The similarity in the force size, the training mandate and the fact that a defence official mistakenly reported that the announced Griffon helicopters were in fact those already on the ground, led some to conclude this was something of a smoke screen.
It was even speculated that this was not an increased commitment at all, but a simple reallocation of already deployed resources, now dressed up as a new NATO undertaking to appease U.S President Donald Trump.
The Donald of course used the NATO leaders’ summit as his bully pit to browbeat all of those NATO allies - including Canada - who are shirking their responsibility by not spending up to two percent of their national GDP on defense.
If Trudeau thought he could apple polish his way into Trump’s good books by first announcing a three year extension to our ongoing deployment to Latvia, followed immediately by this announcement about Iraq, then Justin obviously never read the Art of the Deal.
Trump is still insisting Canada and other NATO shirkers meet his two percent benchmark, sooner rather than later. So much for the attempted smokescreen.
Now that the dust has settled, DND has confirmed that the training mission in Iraq – which is set to begin this fall- is in fact a real increase of 250 personnel and the 4 Griffons will be in addition to the four already in theatre.

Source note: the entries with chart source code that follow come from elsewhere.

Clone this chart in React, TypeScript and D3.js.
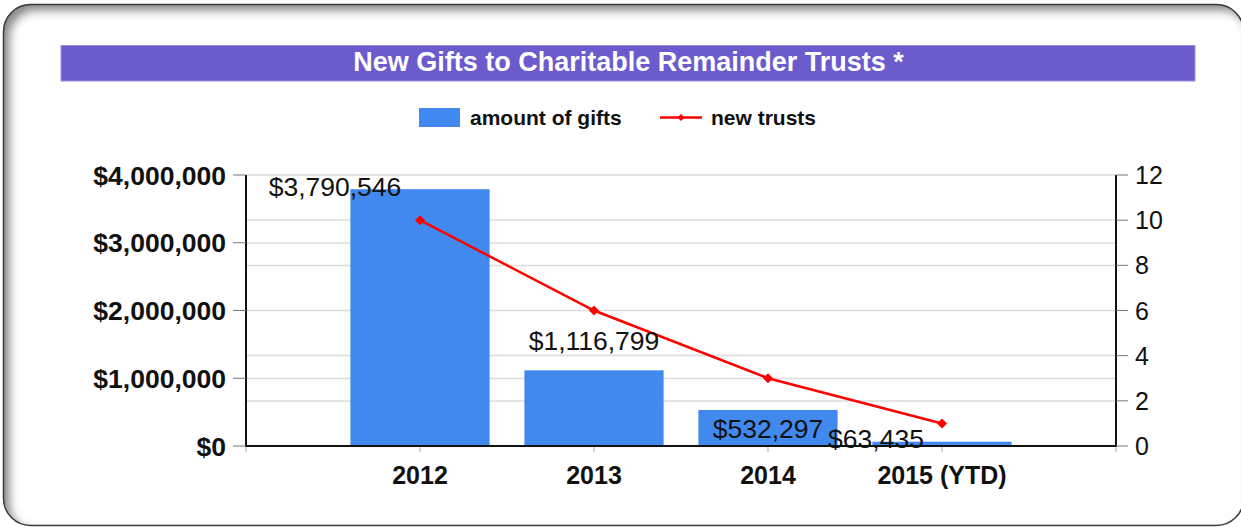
import React from "react";
import * as d3 from "d3";

const categories = ["2012", "2013", "2014", "2015 (YTD)"];
const giftAmounts = [3790546, 1116799, 532297, 63435];
const newTrusts = [10, 6, 3, 1];
const leftTicks = [0, 1000000, 2000000, 3000000, 4000000];
const rightTicks = [0, 2, 4, 6, 8, 10, 12];
const titleText = "New Gifts to Charitable Remainder Trusts *";
const legendBar = "amount of gifts";
const legendLine = "new trusts";

const W = 1241;
const H = 527;
const FONT = "'Liberation Sans', Arial, sans-serif";

export default function App() {
  const left = 246;
  const right = 1116;
  const top = 175;
  const bottom = 446;

  const x = d3.scaleLinear().domain([0, categories.length + 1]).range([left, right]);
  const step = x(1) - x(0);
  const barW = step * 0.8;
  const yL = d3.scaleLinear().domain([0, 4000000]).range([bottom, top]);
  const yR = d3.scaleLinear().domain([0, 12]).range([bottom, top]);
  const fmt = d3.format("$,");

  const gridYs = Array.from(
    new Set([...leftTicks.map((t) => Math.round(yL(t) * 2) / 2), ...rightTicks.map((t) => Math.round(yR(t) * 2) / 2)])
  );

  const line = d3
    .line<number>()
    .x((_, i) => x(i + 1))
    .y((d) => yR(d));

  const diamond = d3.symbol(d3.symbolSquare, 50)();
  const diamondSmall = d3.symbol(d3.symbolSquare, 26)();

  // label placement nudges (layout only): [dx, dy] relative to bar center / bar top
  const labelNudge: [number, number][] = [
    [-85, 7],
    [0, -20],
    [0, 28],
    [-66, 6],
  ];

  const bx = 3.5, by = 4.5, bw = 1240, bh = 521, br = 27;

  return (
    <svg
      width={W}
      height={H}
      style={{ position: "absolute", left: 0, top: 0, background: "#fff" }}
      fontFamily={FONT}
    >
      <defs>
        <clipPath id="frameClip">
          <rect x={bx} y={by} width={bw} height={bh} rx={br} ry={br} />
        </clipPath>
        <filter id="blur" x="-10%" y="-10%" width="120%" height="120%">
          <feGaussianBlur stdDeviation="5" />
        </filter>
      </defs>
      <rect x={bx} y={by} width={bw} height={bh} rx={br} ry={br} fill="#fff" />
      <g clipPath="url(#frameClip)">
        <path
          d={`M-100,-100H${W + 100}V${H + 100}H-100Z M${bx + br},${by} H${bx + bw - br} A${br},${br} 0 0 1 ${bx + bw},${by + br} V${by + bh - br} A${br},${br} 0 0 1 ${bx + bw - br},${by + bh} H${bx + br} A${br},${br} 0 0 1 ${bx},${by + bh - br} V${by + br} A${br},${br} 0 0 1 ${bx + br},${by} Z`}
          fill="#6a6a6a"
          fillRule="evenodd"
          transform="translate(6,6)"
          filter="url(#blur)"
          opacity={0.8}
        />
      </g>
      <rect x={bx} y={by} width={bw} height={bh} rx={br} ry={br} fill="none" stroke="#3a3a3a" strokeWidth={1.5} />

      {/* Title bar */}
      <rect x={61} y={45.5} width={1134} height={35.5} fill="#6b5bcd" stroke="#9a8ee0" strokeWidth={1} />
      <text x={628.5} y={71} textAnchor="middle" fill="#fff" fontWeight="bold" fontSize={27}>
        {titleText}
      </text>

      {/* Legend */}
      <rect x={419} y={108} width={41} height={19} fill="#4189ee" />
      <text x={470} y={125} fontSize={21} fontWeight="bold" fill="#111">
        {legendBar}
      </text>
      <line x1={660} x2={702} y1={117.5} y2={117.5} stroke="#ff0000" strokeWidth={2.5} />
      <path d={diamondSmall} transform="translate(681,117.5) rotate(45)" fill="#ff0000" />
      <text x={711} y={125} fontSize={21} fontWeight="bold" fill="#111">
        {legendLine}
      </text>

      {/* Grid */}
      {gridYs.map((gy) => (
        <line key={gy} x1={left} x2={right} y1={gy} y2={gy} stroke="#dcdcdc" strokeWidth={1.5} />
      ))}

      {/* Bars */}
      {giftAmounts.map((v, i) => (
        <rect
          key={categories[i]}
          x={x(i + 1) - barW / 2}
          y={yL(v)}
          width={barW}
          height={bottom - yL(v)}
          fill="#4189ee"
        />
      ))}

      {/* Line */}
      <path d={line(newTrusts) || ""} fill="none" stroke="#ff0000" strokeWidth={2.5} />
      {newTrusts.map((v, i) => (
        <path key={i} d={diamond} transform={`translate(${x(i + 1)},${yR(v)}) rotate(45)`} fill="#ff0000" />
      ))}

      {/* Bar labels */}
      {giftAmounts.map((v, i) => (
        <text
          key={"l" + i}
          x={x(i + 1) + labelNudge[i][0]}
          y={yL(v) + labelNudge[i][1]}
          textAnchor="middle"
          fontSize={26.5}
          fill="#111"
        >
          {fmt(v)}
        </text>
      ))}

      {/* Left axis */}
      <line x1={left} x2={left} y1={top} y2={bottom + 1} stroke="#111" strokeWidth={2} />
      {leftTicks.map((t) => (
        <g key={t} transform={`translate(0,${yL(t)})`}>
          <line x1={233} x2={left} stroke="#777" strokeWidth={1} />
          <text x={226} dy="0.36em" textAnchor="end" fontSize={26.5} fontWeight="bold" fill="#111">
            {fmt(t)}
          </text>
        </g>
      ))}

      {/* Right axis */}
      <line x1={right} x2={right} y1={top} y2={bottom + 1} stroke="#111" strokeWidth={2} />
      {rightTicks.map((t) => (
        <g key={t} transform={`translate(0,${yR(t)})`}>
          <line x1={right} x2={1128} stroke="#777" strokeWidth={1} />
          <text x={1135} dy="0.36em" textAnchor="start" fontSize={25} fill="#111">
            {t}
          </text>
        </g>
      ))}

      {/* X axis */}
      <line x1={left} x2={right} y1={bottom} y2={bottom} stroke="#111" strokeWidth={2} />
      {d3.range(0, categories.length + 2).map((k) => (
        <line key={k} x1={x(k)} x2={x(k)} y1={bottom + 1} y2={bottom + 6} stroke="#aaa" strokeWidth={1} />
      ))}
      {categories.map((c, i) => (
        <text key={c} x={x(i + 1)} y={484} textAnchor="middle" fontSize={25} fontWeight="bold" fill="#111">
          {c}
        </text>
      ))}
    </svg>
  );
}
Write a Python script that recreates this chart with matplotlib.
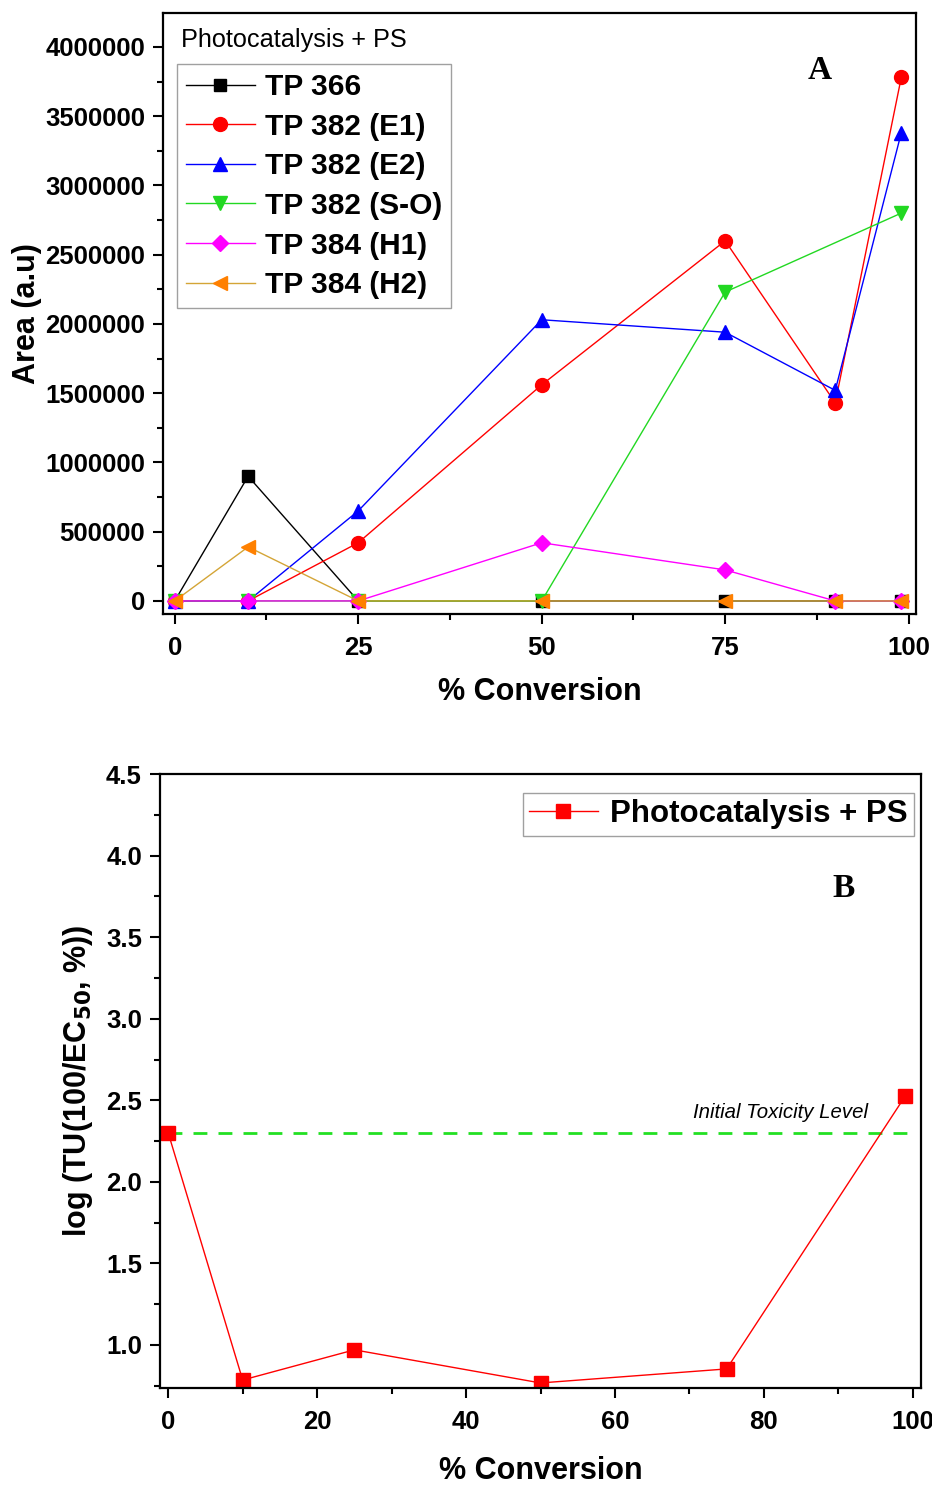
import numpy as np
import matplotlib
matplotlib.use("Agg")
import matplotlib.pyplot as plt
from matplotlib.ticker import MultipleLocator

plt.rcParams['font.family'] = ['Liberation Sans', 'DejaVu Sans']

# panel A data
conv = [0, 10, 25, 50, 75, 90, 99]
conv_so = [0, 10, 25, 50, 75, 99]
tp366 = [0, 900000, 0, 0, 0, 0, 0]
tp382_e1 = [0, 0, 420000, 1560000, 2600000, 1430000, 3780000]
tp382_e2 = [0, 0, 650000, 2030000, 1940000, 1520000, 3380000]
tp382_so = [0, 0, 0, 0, 2230000, 2800000]
tp384_h1 = [0, 0, 0, 420000, 224000, 0, 0]
tp384_h2 = [0, 390000, 0, 0, 0, 0, 0]

# panel B data
conv_b = [0, 10, 25, 50, 75, 99]
log_tu = [2.30, 0.785, 0.97, 0.767, 0.853, 2.527]
initial_level = 2.30

fig = plt.figure(figsize=(9.32, 14.88), dpi=100)
axA = fig.add_axes([0.1749, 0.5874, 0.8079, 0.4039])
axB = fig.add_axes([0.1717, 0.0672, 0.8165, 0.4126])


def style_axis(ax):
    for s in ax.spines.values():
        s.set_linewidth(1.6)
    ax.tick_params(which='both', direction='out', top=False, right=False, width=1.5)
    ax.tick_params(which='major', length=7, labelsize=18.5, pad=6)
    ax.tick_params(axis='x', which='major', pad=9)
    ax.tick_params(which='minor', length=4)
    for lab in ax.get_xticklabels() + ax.get_yticklabels():
        lab.set_fontweight('bold')


ms = 10
axA.plot(conv, tp366, '-s', color='black', lw=1, ms=ms - 1.5, label='TP 366')
axA.plot(conv, tp382_e1, '-o', color='#FF0000', lw=1, ms=ms, label='TP 382 (E1)')
axA.plot(conv, tp382_e2, '-^', color='#0000FF', lw=1, ms=ms, label='TP 382 (E2)')
axA.plot(conv_so, tp382_so, '-v', color='#22D822', lw=1, ms=ms, label='TP 382 (S-O)')
axA.plot(conv, tp384_h1, '-D', color='#FF00FF', lw=1, ms=ms - 2, label='TP 384 (H1)')
axA.plot(conv, tp384_h2, '-<', color='#D4A537', mfc='#FF8000', mec='#FF8000',
         lw=1, ms=ms, label='TP 384 (H2)')

axA.set_xlim(-1.6, 101)
axA.set_ylim(-94000, 4245000)
axA.xaxis.set_major_locator(MultipleLocator(25))
axA.xaxis.set_minor_locator(MultipleLocator(12.5))
axA.yaxis.set_major_locator(MultipleLocator(500000))
axA.yaxis.set_minor_locator(MultipleLocator(250000))
axA.yaxis.set_major_formatter(plt.FuncFormatter(lambda v, p: f"{int(round(v))}"))
style_axis(axA)
axA.set_xlabel('% Conversion', fontsize=22, fontweight='bold', labelpad=12)
axA.set_ylabel('Area (a.u)', fontsize=22, fontweight='bold', labelpad=2)

leg = axA.legend(loc='upper left', bbox_to_anchor=(0.0186, 0.915), borderaxespad=0,
                 prop={'size': 21.5, 'weight': 'bold'}, frameon=True, fancybox=False,
                 edgecolor='#888888', handlelength=2.3, handletextpad=0.35,
                 labelspacing=0.39, borderpad=0.3)
leg.get_frame().set_linewidth(1)
axA.text(0.024, 0.955, 'Photocatalysis + PS', transform=axA.transAxes,
         fontsize=18.2, ha='left', va='center')
axA.text(0.872, 0.905, 'A', transform=axA.transAxes, fontsize=24,
         fontweight='bold', family='Liberation Serif', ha='center', va='center')

# panel B
axB.hlines(initial_level, 0, 100, colors='#22E022', linestyles=(0, (5, 4)), lw=2)
axB.plot(conv_b, log_tu, '-s', color='#FF0000', lw=1, ms=10, label='Photocatalysis + PS')
axB.set_xlim(-1.1, 101.1)
axB.set_ylim(0.736, 4.5)
axB.xaxis.set_major_locator(MultipleLocator(20))
axB.xaxis.set_minor_locator(MultipleLocator(10))
axB.yaxis.set_major_locator(MultipleLocator(0.5))
axB.yaxis.set_minor_locator(MultipleLocator(0.25))
axB.yaxis.set_major_formatter(plt.FuncFormatter(lambda v, p: f"{v:.1f}"))
style_axis(axB)
axB.set_xlabel('% Conversion', fontsize=22, fontweight='bold', labelpad=16)
axB.set_ylabel('log (TU(100/EC$_{\\mathbf{50}}$, %))', fontsize=22, fontweight='bold',
               labelpad=8)
legB = axB.legend(loc='upper right', bbox_to_anchor=(0.9908, 0.969), borderaxespad=0,
                  prop={'size': 22.5, 'weight': 'bold'}, frameon=True, fancybox=False,
                  edgecolor='#888888', handlelength=2.2, handletextpad=0.4,
                  borderpad=0.2)
legB.get_frame().set_linewidth(1)
axB.text(0.930, 0.448, 'Initial Toxicity Level', transform=axB.transAxes,
         fontsize=14.7, style='italic', ha='right', va='center')
axB.text(0.898, 0.813, 'B', transform=axB.transAxes, fontsize=24,
         fontweight='bold', family='Liberation Serif', ha='center', va='center')

fig.savefig('out.png', dpi=100)
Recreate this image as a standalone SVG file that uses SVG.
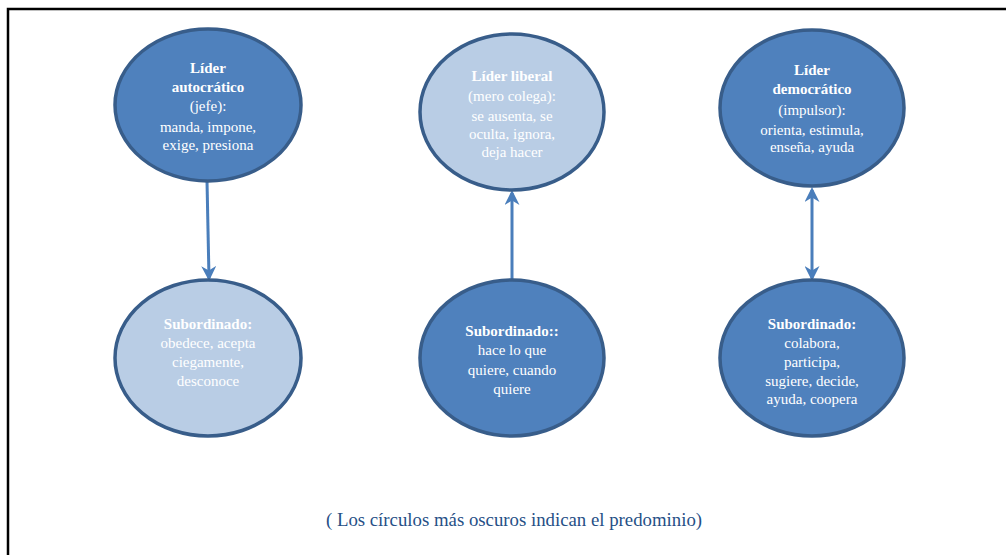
<svg xmlns="http://www.w3.org/2000/svg" width="1006" height="555" viewBox="0 0 1006 555">
  <style>
    .dark { fill: #4F81BD; stroke: #385D8A; stroke-width: 3.5; }
    .light { fill: #B9CDE5; stroke: #385D8A; stroke-width: 3.5; }
    .lbl { font-family: "Liberation Serif", "Times New Roman", serif; font-size: 15px; fill: #FFFFFF; text-anchor: middle; }
    .b { font-weight: bold; }
    .conn { stroke: #4A7EBB; stroke-width: 3; fill: none; }
    .note { font-family: "Liberation Serif", "Times New Roman", serif; font-size: 18.8px; fill: #264F86; text-anchor: middle; }
  </style>
  <defs>
    <marker id="head" viewBox="0 0 10 10" refX="8" refY="5" markerWidth="5" markerHeight="5" orient="auto-start-reverse">
      <path d="M0,0 L10,5 L0,10 L3,5 Z" fill="#4A7EBB"/>
    </marker>
  </defs>

  <rect width="1006" height="555" fill="#FFFFFF"/>
  <!-- frame: top and left edges only -->
  <path d="M8,555 L8,9 L1006,9" fill="none" stroke="#000000" stroke-width="2.5"/>

  <g id="connectors">
    <line class="conn" x1="207" y1="181" x2="209" y2="278" marker-end="url(#head)"/>
    <line class="conn" x1="512" y1="280" x2="512" y2="193" marker-end="url(#head)"/>
    <line class="conn" x1="812" y1="190" x2="812" y2="278" marker-start="url(#head)" marker-end="url(#head)"/>
  </g>

  <g id="lider-autocratico">
    <ellipse class="dark" cx="208" cy="105" rx="93" ry="76"/>
    <text class="lbl b" x="208" y="73">Líder</text>
    <text class="lbl b" x="208" y="92">autocrático</text>
    <text class="lbl" x="208" y="111">(jefe):</text>
    <text class="lbl" x="208" y="132">manda, impone,</text>
    <text class="lbl" x="208" y="150">exige, presiona</text>
  </g>

  <g id="lider-liberal">
    <ellipse class="light" cx="512" cy="112" rx="92" ry="78"/>
    <text class="lbl b" x="512" y="81">Líder liberal</text>
    <text class="lbl" x="512" y="101">(mero colega):</text>
    <text class="lbl" x="512" y="121">se ausenta, se</text>
    <text class="lbl" x="512" y="139">oculta, ignora,</text>
    <text class="lbl" x="512" y="157">deja hacer</text>
  </g>

  <g id="lider-democratico">
    <ellipse class="dark" cx="812" cy="108" rx="92" ry="78"/>
    <text class="lbl b" x="812" y="75">Líder</text>
    <text class="lbl b" x="812" y="94">democrático</text>
    <text class="lbl" x="812" y="115">(impulsor):</text>
    <text class="lbl" x="812" y="135">orienta, estimula,</text>
    <text class="lbl" x="812" y="152">enseña, ayuda</text>
  </g>

  <g id="subordinado-autocratico">
    <ellipse class="light" cx="208" cy="358" rx="93" ry="78"/>
    <text class="lbl b" x="208" y="329">Subordinado:</text>
    <text class="lbl" x="208" y="348">obedece, acepta</text>
    <text class="lbl" x="208" y="367">ciegamente,</text>
    <text class="lbl" x="208" y="386">desconoce</text>
  </g>

  <g id="subordinado-liberal">
    <ellipse class="dark" cx="512" cy="358" rx="92" ry="78"/>
    <text class="lbl b" x="512" y="336">Subordinado::</text>
    <text class="lbl" x="512" y="355">hace lo que</text>
    <text class="lbl" x="512" y="375">quiere, cuando</text>
    <text class="lbl" x="512" y="394">quiere</text>
  </g>

  <g id="subordinado-democratico">
    <ellipse class="dark" cx="812" cy="358" rx="92" ry="78"/>
    <text class="lbl b" x="812" y="329">Subordinado:</text>
    <text class="lbl" x="812" y="348">colabora,</text>
    <text class="lbl" x="812" y="367">participa,</text>
    <text class="lbl" x="812" y="386">sugiere, decide,</text>
    <text class="lbl" x="812" y="404">ayuda, coopera</text>
  </g>

  <text class="note" x="514" y="526">( Los círculos más oscuros indican el predominio)</text>
</svg>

In support of Trudeau’s announcement, Foreign Affairs Minister Chrystia Freeland told reporters that supporting democracy in Iraq is a “great thing” and she claimed that training foreign troops is something Canadian soldiers do particularly well.
Both of these statements are completely out of whack. The great U.S engineered democracy experiment is well into its sixteenth year in Iraq and to date it has been a complete failure.
The series of ‘elected’ regimes that have governed from Baghdad have not only been amongst the most corrupt in the world, they have also served only to widen the factional divides, resulting in continued violence.
Following the parliamentary elections this past May, Shiite cleric and warlord Muqtada al-Sadr is poised to become Iraq’s next political leader. His Sadrist Party won 54 seats.
However, in 2004 he was regarded by the U.S. to be public enemy number one. Now, he is being praised for the simple fact that he is opposed to Iran’s influence in Iraq. A little side note on al-Sadr’s mental stability, in 2004 while his militia battled U.S. troops, he put up billboards taunting the Americans with the phrase in English “All men belong to me”.
Supporting this guy is not supporting democracy and should not be described as a ‘great thing’.
As for our soldiers training foreign combatants, let me state from the outset that in my opinion Canadian soldiers are the best in the world. That said, training recruits that do not share our language, culture or religion is difficult in the extreme.
We trained, tens of thousands of Afghans during our twelve-year commitment and the Americans have trained hundreds of thousands of Iraqis over the past fifteen years. Despite all this training, both the Afghan and Iraqi security forces remain a dismal, dispirited rabble compared to their far more fanatical countrymen who comprise the insurgents.
Our soldiers can teach these recruits, drill and weapons handling, but there is no way we can make them willing to die for the corrupt regimes that are currently in place.
The big question still begs, does anyone in their right mind think that the solution to Iraq’s violent anarchy will be one year of a Canadian commanded mission training more of Iraq’s young men how to kill?